President Obama recently enacted into law the Jumpstart Our Business Startups Act, or more commonly known as the JOBS Act. Its main aim is to create more jobs by making it easier for small businesses to raise capital.
While that is indeed a worthy goal, it has, however, created a loophole that hedge funds can use to gain access to less sophisticated investors.General advertising for the securities of most private offerings, including hedge funds, used to be banned by virtue of the Exchange Act of 1934. This ban is now lifted with the signing of the JOBS Act, so Hedge Funds may now solicit for investors from the general public.

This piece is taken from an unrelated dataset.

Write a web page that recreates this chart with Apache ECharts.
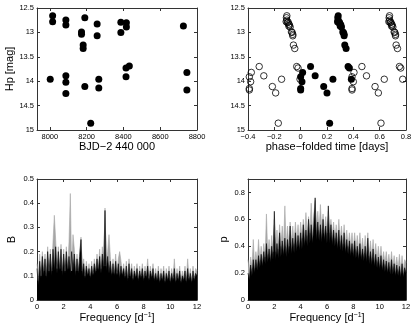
<!DOCTYPE html>
<html>
<head>
<meta charset="utf-8">
<script src="https://cdn.jsdelivr.net/npm/echarts@6/dist/echarts.min.js"></script>
<style>
html,body{margin:0;padding:0;background:#fff}
#main{width:415px;height:331px}
</style>
</head>
<body>
<div id="main"></div>
<script>
// light curve (top left)
const tlDay = [8015, 8015, 8087, 8087, 8190, 8172, 8172, 8257, 8257, 8181, 8181, 8386, 8416, 8416, 8386, 8726,
  8002, 8087, 8087, 8087, 8190, 8266, 8266, 8414, 8432, 8414, 8745, 8745, 8222];
const tlMag = [12.66, 12.78, 12.745, 12.85, 12.70, 12.99, 13.04, 12.83, 13.07, 13.26, 13.33, 12.79, 12.80, 12.89, 13.0, 12.87,
  13.96, 13.89, 14.02, 14.25, 14.11, 13.96, 14.14, 13.73, 13.69, 13.91, 13.82, 14.18, 14.86];

// phase-folded (top right), filled = one cycle, open = neighbouring cycles
const trFillPhase = [0.285, 0.282, 0.285, 0.28, 0.29, 0.295, 0.30, 0.305, 0.30, 0.31, 0.32, 0.325, 0.33, 0.33, 0.335, 0.345,
  0.015, 0.0, 0.01, 0.0, 0.0, 0.075, 0.11, 0.175, 0.20, 0.245, 0.22, 0.36, 0.37, 0.385];
const trFillMag = [12.66, 12.70, 12.75, 12.78, 12.80, 12.79, 12.83, 12.85, 12.87, 12.89, 12.99, 13.0, 13.04, 13.07, 13.26, 13.33,
  13.82, 13.91, 14.01, 14.15, 14.18, 13.70, 13.89, 14.11, 14.24, 13.96, 14.86, 13.70, 13.73, 13.96];
const trOpenPhase = [-0.105, -0.108, -0.105, -0.11, -0.10, -0.095, -0.09, -0.085, -0.09, -0.08, -0.07, -0.065, -0.06, -0.06, -0.055, -0.045,
  -0.375, -0.39, -0.38, -0.39, -0.39, -0.315, -0.28, -0.215, -0.19, -0.145, -0.17, -0.03, -0.02, -0.005,
  0.675, 0.672, 0.675, 0.67, 0.68, 0.685, 0.69, 0.695, 0.69, 0.70, 0.71, 0.715, 0.72, 0.72, 0.725, 0.735,
  0.405, 0.39, 0.40, 0.39, 0.39, 0.465, 0.50, 0.565, 0.59, 0.635, 0.61, 0.75, 0.76, 0.775];
const trOpenMag = [12.66, 12.70, 12.75, 12.78, 12.80, 12.79, 12.83, 12.85, 12.87, 12.89, 12.99, 13.0, 13.04, 13.07, 13.26, 13.33,
  13.82, 13.91, 14.01, 14.15, 14.18, 13.70, 13.89, 14.11, 14.24, 13.96, 14.86, 13.70, 13.73, 13.96,
  12.66, 12.70, 12.75, 12.78, 12.80, 12.79, 12.83, 12.85, 12.87, 12.89, 12.99, 13.0, 13.04, 13.07, 13.26, 13.33,
  13.82, 13.91, 14.01, 14.15, 14.18, 13.70, 13.89, 14.11, 14.24, 13.96, 14.86, 13.70, 13.73, 13.96];

// periodograms, sampled every 0.1 d^-1 from 0 to 12
const freqStep = 0.1;
const bBlack = [0.13,0.06,0.16,0.09,0.18,0.1,0.17,0.09,0.2,0.11, 0.19,0.1,0.21,0.12,0.22,0.11,0.2,0.12,0.21,0.1,
  0.19,0.11,0.2,0.12,0.18,0.11,0.2,0.12,0.19,0.1, 0.17,0.11,0.18,0.25,0.1,0.15,0.09,0.14,0.1,0.13,
  0.09,0.14,0.1,0.15,0.11,0.17,0.12,0.18,0.11,0.19, 0.13,0.37,0.12,0.18,0.11,0.16,0.1,0.15,0.1,0.16,
  0.1,0.15,0.09,0.14,0.1,0.13,0.09,0.14,0.08,0.15, 0.09,0.13,0.08,0.12,0.09,0.13,0.08,0.12,0.09,0.13,
  0.08,0.12,0.09,0.14,0.08,0.12,0.09,0.13,0.08,0.11, 0.08,0.12,0.07,0.11,0.08,0.12,0.07,0.11,0.08,0.12,
  0.07,0.11,0.08,0.13,0.07,0.11,0.08,0.12,0.07,0.1, 0.08,0.12,0.07,0.13,0.08,0.11,0.07,0.12,0.08,0.11, 0.1];
const bGrey = [0.15,0.08,0.19,0.1,0.2,0.12,0.19,0.1,0.22,0.12, 0.21,0.12,0.24,0.35,0.25,0.13,0.22,0.13,0.23,0.12,
  0.21,0.12,0.22,0.13,0.24,0.44,0.12,0.27,0.21,0.12, 0.19,0.12,0.2,0.26,0.12,0.17,0.1,0.16,0.11,0.15,
  0.1,0.16,0.11,0.17,0.12,0.19,0.13,0.21,0.13,0.22, 0.14,0.38,0.14,0.2,0.27,0.18,0.11,0.17,0.11,0.19,
  0.11,0.17,0.2,0.16,0.11,0.15,0.1,0.16,0.09,0.17, 0.1,0.15,0.09,0.14,0.1,0.15,0.09,0.14,0.1,0.15,
  0.09,0.14,0.1,0.17,0.09,0.14,0.1,0.15,0.09,0.13, 0.09,0.14,0.08,0.13,0.09,0.14,0.08,0.13,0.09,0.14,
  0.08,0.13,0.09,0.17,0.08,0.13,0.09,0.14,0.08,0.12, 0.09,0.14,0.08,0.17,0.09,0.13,0.08,0.14,0.09,0.13, 0.12];
const pBlack = [0.2,0.15,0.26,0.18,0.3,0.2,0.3,0.22,0.33,0.24, 0.34,0.25,0.36,0.27,0.42,0.28,0.38,0.28,0.4,0.3,
  0.66,0.3,0.42,0.31,0.5,0.32,0.44,0.33,0.46,0.32, 0.45,0.34,0.55,0.34,0.46,0.35,0.5,0.36,0.48,0.37,
  0.5,0.38,0.56,0.4,0.52,0.4,0.6,0.42,0.56,0.42, 0.55,0.76,0.44,0.58,0.44,0.56,0.43,0.6,0.44,0.55,
  0.42,0.7,0.42,0.56,0.41,0.52,0.4,0.5,0.38,0.52, 0.37,0.48,0.36,0.5,0.35,0.45,0.34,0.44,0.33,0.42,
  0.32,0.44,0.31,0.4,0.3,0.42,0.3,0.38,0.29,0.4, 0.28,0.46,0.27,0.36,0.26,0.38,0.25,0.34,0.24,0.32,
  0.23,0.33,0.22,0.3,0.21,0.29,0.2,0.28,0.19,0.3, 0.19,0.27,0.18,0.26,0.18,0.25,0.17,0.27,0.17,0.24, 0.2];
const pGrey = [0.3,0.22,0.32,0.24,0.45,0.26,0.36,0.28,0.45,0.3, 0.4,0.3,0.42,0.32,0.64,0.34,0.45,0.34,0.48,0.36,
  0.6,0.36,0.52,0.38,0.56,0.4,0.55,0.4,0.7,0.4, 0.55,0.4,0.58,0.42,0.55,0.42,0.58,0.44,0.56,0.44,
  0.58,0.46,0.6,0.48,0.65,0.48,0.62,0.5,0.72,0.5, 0.64,0.74,0.52,0.66,0.52,0.71,0.52,0.64,0.5,0.62,
  0.5,0.66,0.5,0.6,0.48,0.58,0.46,0.56,0.45,0.6, 0.44,0.55,0.42,0.56,0.42,0.52,0.4,0.5,0.4,0.5,
  0.38,0.5,0.38,0.48,0.36,0.5,0.36,0.46,0.35,0.48, 0.34,0.5,0.33,0.44,0.32,0.45,0.31,0.42,0.3,0.4,
  0.29,0.4,0.28,0.36,0.27,0.36,0.26,0.34,0.25,0.36, 0.25,0.33,0.24,0.32,0.23,0.34,0.22,0.33,0.22,0.3, 0.28];

// tick labels
const tlTicksX = [8000, 8200, 8400, 8600, 8800];
const trTicksX = [-0.4, -0.2, 0, 0.2, 0.4, 0.6, 0.8];
const magTicks = [12.5, 13, 13.5, 14, 14.5, 15];
const freqTicks = [0, 2, 4, 6, 8, 10, 12];
const bTicks = [0, 0.1, 0.2, 0.3, 0.4, 0.5];
const pTicks = [0, 0.2, 0.4, 0.6, 0.8];

const font = '"Liberation Sans", Arial, Helvetica, sans-serif';
const frameColor = '#333';

const zip = (a, b) => a.map((v, i) => [v, b[i]]);
const spectrum = vals => vals.map((v, i) => [i * freqStep, v]);
const minus = v => String(v).replace('-', '\u2212');

function axisPair(kind, grid, min, max, ticks, extra) {
  const base = {
    type: 'value', gridIndex: grid, min: min, max: max,
    axisLine: {show: true, onZero: false, lineStyle: {color: frameColor, width: 1}},
    axisTick: {show: true, inside: true, length: 3, customValues: ticks, lineStyle: {color: frameColor}},
    splitLine: {show: false}
  };
  const main = Object.assign({}, base, {
    position: kind === 'x' ? 'bottom' : 'left',
    axisLabel: {customValues: ticks, fontSize: 7.5, color: '#000', fontFamily: font, margin: 3, formatter: minus}
  }, extra || {});
  const mirror = Object.assign({}, base, {
    position: kind === 'x' ? 'top' : 'right',
    axisLabel: {show: false},
    inverse: (extra && extra.inverse) || false
  });
  return [main, mirror];
}

const nameStyle = {fontSize: 11, color: '#000', fontFamily: font};
const freqName = {
  name: '{a|Frequency [d}{s|\u22121}{a|]}', nameLocation: 'middle', nameGap: 8,
  nameTextStyle: {fontFamily: font, color: '#000', rich: {
    a: {fontSize: 11, fontFamily: font, color: '#000', lineHeight: 14, verticalAlign: 'bottom'},
    s: {fontSize: 7, fontFamily: font, color: '#000', lineHeight: 14, verticalAlign: 'bottom', padding: [0, 0, 5, 0]}
  }}
};

const grids = [
  {left: 37, top: 8, width: 160, height: 122},
  {left: 248, top: 8, width: 158, height: 122},
  {left: 37, top: 179, width: 160, height: 121},
  {left: 248, top: 179, width: 158, height: 121}
];

const xAxes = [].concat(
  axisPair('x', 0, 7930, 8800, tlTicksX, {name: 'BJD\u22122 440 000', nameLocation: 'middle', nameGap: 11, nameTextStyle: nameStyle}),
  axisPair('x', 1, -0.4, 0.8, trTicksX, {name: 'phase\u2212folded time [days]', nameLocation: 'middle', nameGap: 11, nameTextStyle: nameStyle}),
  axisPair('x', 2, 0, 12, freqTicks, freqName),
  axisPair('x', 3, 0, 12, freqTicks, freqName)
);
const yAxes = [].concat(
  axisPair('y', 0, 12.5, 15, magTicks, {inverse: true, name: 'Hp [mag]', nameLocation: 'middle', nameGap: 17, nameTextStyle: nameStyle}),
  axisPair('y', 1, 12.5, 15, magTicks, {inverse: true}),
  axisPair('y', 2, 0, 0.5, bTicks, {name: 'B', nameLocation: 'middle', nameGap: 20, nameTextStyle: nameStyle}),
  axisPair('y', 3, 0, 0.9, pTicks, {name: 'p', nameLocation: 'middle', nameGap: 19, nameTextStyle: nameStyle})
);

function areaSeries(axis, vals, color) {
  return {
    type: 'line', xAxisIndex: axis, yAxisIndex: axis, data: spectrum(vals),
    showSymbol: false, symbol: 'none', sampling: null, silent: true,
    lineStyle: {color: color, width: 0.6}, areaStyle: {color: color, opacity: 1}
  };
}

const chart = echarts.init(document.getElementById('main'), null, {renderer: 'canvas'});
chart.setOption({
  animation: false,
  backgroundColor: '#fff',
  grid: grids,
  xAxis: xAxes,
  yAxis: yAxes,
  series: [
    {type: 'scatter', xAxisIndex: 0, yAxisIndex: 0, data: zip(tlDay, tlMag), symbolSize: 7,
      itemStyle: {color: '#000', opacity: 1}},
    {type: 'scatter', xAxisIndex: 2, yAxisIndex: 2, data: zip(trOpenPhase, trOpenMag), symbolSize: 6.5,
      itemStyle: {color: 'rgba(255,255,255,0)', borderColor: '#000', borderWidth: 0.8, opacity: 1}},
    {type: 'scatter', xAxisIndex: 2, yAxisIndex: 2, data: zip(trFillPhase, trFillMag), symbolSize: 7,
      itemStyle: {color: '#000', opacity: 1}},
    areaSeries(4, bGrey, '#a6a6a6'),
    areaSeries(4, bBlack, '#000'),
    areaSeries(6, pGrey, '#a6a6a6'),
    areaSeries(6, pBlack, '#000')
  ]
});
</script>
</body>
</html>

A Quick Review of the Laws Governing US Hedge Funds
In theory, hedge funds should be regulated under the Investment Company Act of 1940. However, hedge funds can’t stomach the said Act’s restrictions on redemptions, leverage, and incentive compensation. So they use a loophole which is an exemption to the 1940 Act. This exemption is more commonly known as 3(c)(7), and it only applies to private offerings that allow contributions only from individuals or institutions with at least $5M in money to be managed, AKA “qualified purchasers”.
The JOBS Act makes two significant changes for hedge funds operating under 3(c)(7), and these are the following:
1. The Jobs Act increases the Exchange Act’s threshold for registering as a public company from 500 to 2,000 shareholders. The Exchange Act of 1934 requires companies with 500 or more shareholders to register and publish quarterly reports. Historically, hedge funds have not been required to publish such reports.

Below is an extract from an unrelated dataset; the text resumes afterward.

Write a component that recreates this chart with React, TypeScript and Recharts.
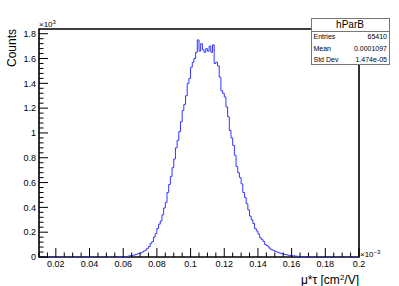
import React from "react";
import { LineChart, Line, XAxis, YAxis, ReferenceArea } from "recharts";

// hParB histogram: 190 bins of width 0.001 (x10^-3) from 0.01 to 0.2
const binStart = 0.01;
const binWidth = 0.001;
const counts: number[] = [
  // 0.010 - 0.054
  0, 0, 0, 0, 0, 0, 0, 0, 0, 0,
  0, 0, 0, 0, 0, 0, 0, 0, 0, 0,
  0, 0, 0, 0, 0, 0, 0, 0, 0, 0,
  0, 0, 0, 0, 0, 0, 0, 0, 0, 0,
  0, 0, 0, 0, 0,
  // 0.055 - 0.059
  1, 0, 2, 1, 3,
  // 0.060 - 0.069
  2, 4, 5, 8, 10, 13, 15, 20, 24, 30,
  // 0.070 - 0.079
  32, 40, 48, 55, 70, 85, 110, 125, 160, 190,
  // 0.080 - 0.089
  230, 265, 290, 340, 395, 440, 520, 585, 650, 720,
  // 0.090 - 0.099
  790, 880, 940, 1010, 1090, 1180, 1230, 1300, 1400, 1440,
  // 0.100 - 0.109
  1530, 1570, 1600, 1650, 1750, 1660, 1720, 1670, 1650, 1680,
  // 0.110 - 0.119
  1660, 1700, 1650, 1710, 1560, 1570, 1540, 1450, 1340, 1320,
  // 0.120 - 0.129
  1290, 1210, 1130, 1020, 960, 900, 820, 730, 680, 640,
  // 0.130 - 0.139
  590, 520, 480, 430, 380, 330, 300, 270, 230, 210,
  // 0.140 - 0.149
  185, 155, 140, 125, 100, 92, 80, 65, 58, 52,
  // 0.150 - 0.159
  44, 40, 35, 30, 26, 22, 20, 17, 14, 12,
  // 0.160 - 0.169
  10, 9, 7, 6, 5, 4, 3, 3, 2, 2,
  // 0.170 - 0.179
  1, 1, 0, 1, 0, 0, 1, 0, 0, 0,
  // 0.180 - 0.199
  0, 0, 0, 0, 0, 0, 0, 0, 0, 0,
  0, 0, 0, 0, 0, 0, 0, 0, 0, 0,
];

const xMajorTicks = [0.02, 0.04, 0.06, 0.08, 0.1, 0.12, 0.14, 0.16, 0.18, 0.2];
const yMajorTicks = [0, 200, 400, 600, 800, 1000, 1200, 1400, 1600, 1800];

const stats = [
  { label: "Entries", value: "65410" },
  { label: "Mean", value: "0.0001097" },
  { label: "Std Dev", value: "1.474e-05" },
];

const data = counts
  .map((c, i) => ({ x: +(binStart + i * binWidth).toFixed(3), c }))
  .concat([{ x: 0.2, c: counts[counts.length - 1] }]);

const xTicks: number[] = [];
for (let k = 2; k <= 40; k++) xTicks.push(+(k * 0.005).toFixed(3));
const yTicks: number[] = [];
for (let v = 0; v <= 1800; v += 40) yTicks.push(v);

const FONT = "'Liberation Sans', Arial, Helvetica, sans-serif";

const XTick = (props: any) => {
  const { x, y, payload } = props;
  const v = payload.value;
  const major = Math.round(v * 1000) % 20 === 0;
  return (
    <g>
      <line x1={x} x2={x} y1={y} y2={y - (major ? 9 : 4.5)} stroke="#000" />
      {major && (
        <text x={x} y={y + 10} textAnchor="middle" fontSize={9} fontFamily={FONT} fill="#000">
          {String(+v.toFixed(2))}
        </text>
      )}
    </g>
  );
};

const YTick = (props: any) => {
  const { x, y, payload } = props;
  const v = payload.value;
  const major = v % 200 === 0;
  return (
    <g>
      <line x1={x} x2={x + (major ? 9 : 4.5)} y1={y} y2={y} stroke="#000" />
      {major && (
        <text x={x - 3} y={y + 3.3} textAnchor="end" fontSize={9} fontFamily={FONT} fill="#000">
          {String(v / 1000)}
        </text>
      )}
    </g>
  );
};

export default function App() {
  return (
    <div style={{ position: "absolute", left: 0, top: 0, width: 399, height: 286, background: "#fff" }}>
      <LineChart width={399} height={286} data={data} margin={{ top: 29, right: 40, bottom: 0, left: 0 }}>
        <XAxis
          dataKey="x"
          type="number"
          domain={[0.01, 0.2]}
          allowDataOverflow
          ticks={xTicks}
          interval={0}
          tick={<XTick />}
          tickSize={0}
          tickMargin={0}
          axisLine={false}
          height={29}
        />
        <YAxis
          type="number"
          domain={[0, 1838]}
          allowDataOverflow
          ticks={yTicks}
          interval={0}
          tick={<YTick />}
          tickSize={0}
          tickMargin={0}
          axisLine={false}
          width={39}
        />
        <ReferenceArea x1={0.01} x2={0.2} y1={0} y2={1838} fill="none" stroke="#000" strokeWidth={1.6} />
        <Line
          type="stepAfter"
          dataKey="c"
          stroke="#3535ff"
          strokeWidth={1}
          dot={false}
          activeDot={false}
          isAnimationActive={false}
        />
      </LineChart>
      <svg
        width={399}
        height={286}
        style={{ position: "absolute", left: 0, top: 0, pointerEvents: "none" }}
        fontFamily={FONT}
      >
        <text x={12} y={29} transform="rotate(-90 12 29)" dy={4} textAnchor="end" fontSize={12} fill="#000">
          Counts
        </text>
        <text x={39} y={27} fontSize={8} fill="#000">
          ×10<tspan dy={-3} fontSize={6}>3</tspan>
        </text>
        <text x={360} y={257} fontSize={8} fill="#000">
          ×10<tspan dy={-3} fontSize={6}>−3</tspan>
        </text>
        <text x={359} y={284} textAnchor="end" fontSize={12} fill="#000">
          μ*τ [cm<tspan dy={-4} fontSize={8}>2</tspan>
          <tspan dy={4}>/V]</tspan>
        </text>
        <rect x={311.5} y={18.5} width={78} height={46} fill="#fff" stroke="#777" />
        <line x1={311.5} x2={389.5} y1={31.5} y2={31.5} stroke="#777" />
        <text x={350} y={28} textAnchor="middle" fontSize={10} fill="#000">
          hParB
        </text>
        {stats.map((s, i) => (
          <g key={s.label}>
            <text x={313.5} y={39 + i * 11.5} fontSize={7} fill="#000">
              {s.label}
            </text>
            <text x={387} y={39 + i * 11.5} textAnchor="end" fontSize={7} fill="#000">
              {s.value}
            </text>
          </g>
        ))}
      </svg>
    </div>
  );
}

2. The Jobs Act removes the Exchange Act’s ban on “general advertising” for the securities of most private offerings, including hedge funds. Simply put, a 3(c)(7) hedge fund may now aim for investors from the general public through traditional media like newspaper advertising, TV, or the internet.
Potential Dangers to Unwary Investors
The JOBS Act has made the hedge fund industry very happy. The Act basically “opened up” their business for more customers, and more customers mean more money to be made. In the hedge fund business, more money with less restrictions can only lead to either fun or disaster. The real danger now lies in hedge funds that take advantage of another exemption from the 1940 Act, which is known as the 3(c)(1) exemption. This exemption allows hedge funds to accept up to 100 “accredited investors”. According to the 3(c)(1), these are individuals with incomes of $200,000 annually ($300,000 for married couples), or a net worth of at least $1m excluding their home. Take note that “accredited investors” are very different form “qualified purchasers”. By definition under the 1940 Act, “qualified purchasers” have at least $5M to invest while “accredited investors” only have to have a net worth of $1M. That may mean a lot of difference in terms of financial sophistication. “Qualified purchasers” will probably be less likely to be convinced by an advertisement, while “accredited investors” may be easily swayed by a really good ad. The danger for these “accredited investors” then comes when bad hedge funds come up with really good ads. This is because there’s no law to stop them from publishing inaccurate performance results.
Congress and the SEC’s Role
Since the SEC’s main role is to protect investors, it is now up to them (along with the blessing of Congress) to come up with solutions to the potential problems caused by the JOBS Act. A recent Financial Times article suggested updating the definition of the term “accredited investor” and establishing uniform standards for reporting performance by hedge funds. I agree that these steps can greatly improve the safety of investors with regards to the dangers resulting from the JOBS Act. But in the end, it is still up to the individual investor to protect himself. He can do that by educating himself and doing extensive research on specific investments or funds. Like Warren Buffett said, “risk comes from not knowing what you’re doing”.